7. Automate maintenance and backups
- Schedule automated backups and set retention rules.
- Use rules to auto-sort downloads and email attachments.
- Periodically archive old material to a separate storage tier to reduce clutter.
8. Security, compliance, and long-term access
- For sensitive data, confirm encryption at rest/in transit and access logging.
- For legal or regulatory needs, choose a provider with required certifications (e.g., SOC 2, ISO 27001).
- Keep an export plan: ensure you can export data in open formats if you change tools.
9. Cost vs value checklist
- Free tier sufficient?

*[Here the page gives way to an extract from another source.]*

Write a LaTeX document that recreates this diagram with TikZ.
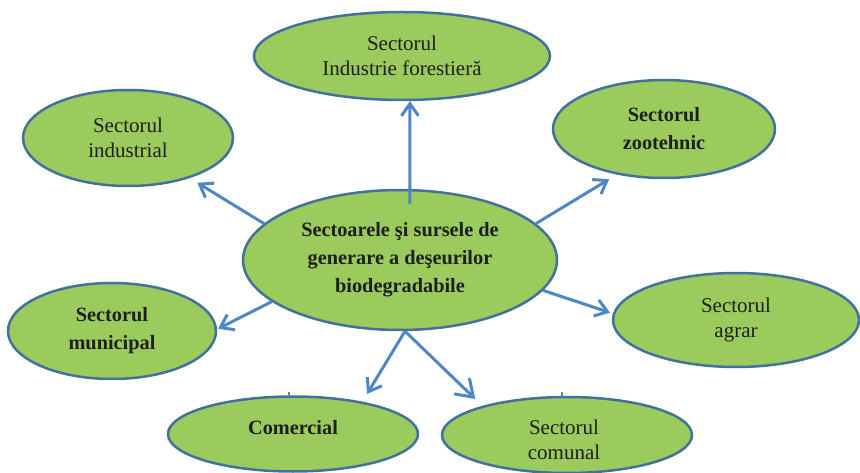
\documentclass[tikz,border=0pt]{standalone}
\usepackage{fontspec}
\setmainfont{Liberation Serif}
\usetikzlibrary{shapes.geometric,arrows.meta}
\definecolor{fillg}{HTML}{9CCB5D}
\definecolor{edgeb}{HTML}{41719C}
\definecolor{arrb}{HTML}{4F86C6}
\definecolor{txt}{HTML}{1E1E1E}
\begin{document}
\begin{tikzpicture}[x=1pt,y=-1pt,
  blob/.style={ellipse,draw=edgeb,fill=fillg,line width=2.5pt,inner sep=0pt,text=txt,align=center},
  normt/.style={font=\fontsize{21}{25}\selectfont},
  boldt/.style={font=\fontsize{20.3}{28}\selectfont\bfseries},
  plaintext/.style={inner sep=0pt,text=txt,align=center},
  arr/.style={draw=arrb,line width=3pt,-{Straight Barb[length=12pt,width=17pt]}},
  bigarr/.style={draw=arrb,line width=3pt,-{Straight Barb[length=16pt,width=22pt]}},
  tickmark/.style={draw=arrb,line width=1.5pt}]
\useasboundingbox (0,0) rectangle (860,473);
\clip (0,0) rectangle (860,473);

\node[blob,normt,minimum width=296pt,minimum height=88pt] (tp) at (402,56) {Sectorul\\Industrie forestieră};
\node[blob,normt,minimum width=210pt,minimum height=96pt] (ind) at (128,138) {Sectorul\\industrial};
\node[blob,boldt,minimum width=222pt,minimum height=98pt] (zoo) at (664,129) {Sectorul\\zootehnic};
\node[blob,boldt,minimum width=208pt,minimum height=96pt] (mun) at (112,331) {Sectorul\\municipal};
\node[blob,normt,minimum width=246pt,minimum height=94pt] (agr) at (736,320) {Sectorul\\agrar};
\node[blob,minimum width=250pt,minimum height=75pt] (com) at (293,434) {};
\node[plaintext,boldt] (comt) at (293,428) {Comercial};
\node[blob,minimum width=250pt,minimum height=76pt] (cmn) at (567,435) {};
\node[plaintext,normt] (cmnt) at (564,440) {Sectorul\\comunal};
\node[blob,boldt,minimum width=314pt,minimum height=140pt] (cen) at (400,260) {Sectoarele şi sursele de\\generare a deşeurilor\\biodegradabile};

\draw[arr] ([yshift=-15pt]cen.82) -- (tp.-80);
\draw[arr,shorten >=9pt] (cen.165) -- (ind.-33.5);
\draw[arr,shorten >=9pt] (cen.15) -- (zoo.-136.4);
\draw[arr,shorten >=3pt] (cen.-12.8) -- (agr.177.2);
\draw[arr,shorten >=1pt] (cen.-162) -- (mun.1);
\draw[arr,shorten >=9pt] (cen.-86) -- (com.25.2);
\draw[bigarr,shorten >=10pt] (cen.-86) -- (cmn.161.7);

\coordinate (t1a) at (289,392);
\coordinate (t1b) at (289,397);
\coordinate (t2a) at (562,392);
\coordinate (t2b) at (562,397);
\draw[tickmark] (t1a) -- (t1b);
\draw[tickmark] (t2a) -- (t2b);
\end{tikzpicture}
\end{document}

For light personal use.
- Paid plan worth it if: It saves measurable time, prevents mistakes, or meets compliance needs.
- Factor in storage costs, per-user fees, and administrative overhead.
10. Quick decision flow (useful when choosing)
- Do you need paper handling? → Physical or hybrid.
- Is collaboration essential? → Choose cloud-based with permissions/versioning.
- Do you need full-text search and tags? → Prefer digital with indexing and tagging.
- Is privacy/sensitive data involved? → Prioritize strong encryption and compliance.
- Budget constraints? → Start with trial/free tier, pilot, then upgrade if it proves value.
Final tips
- Keep naming conventions short and consistent.
- Limit top-level folders to 5–12 for faster scanning.
- Periodically archive and prune—less is faster.
- Document your scheme in one page so teammates can follow it.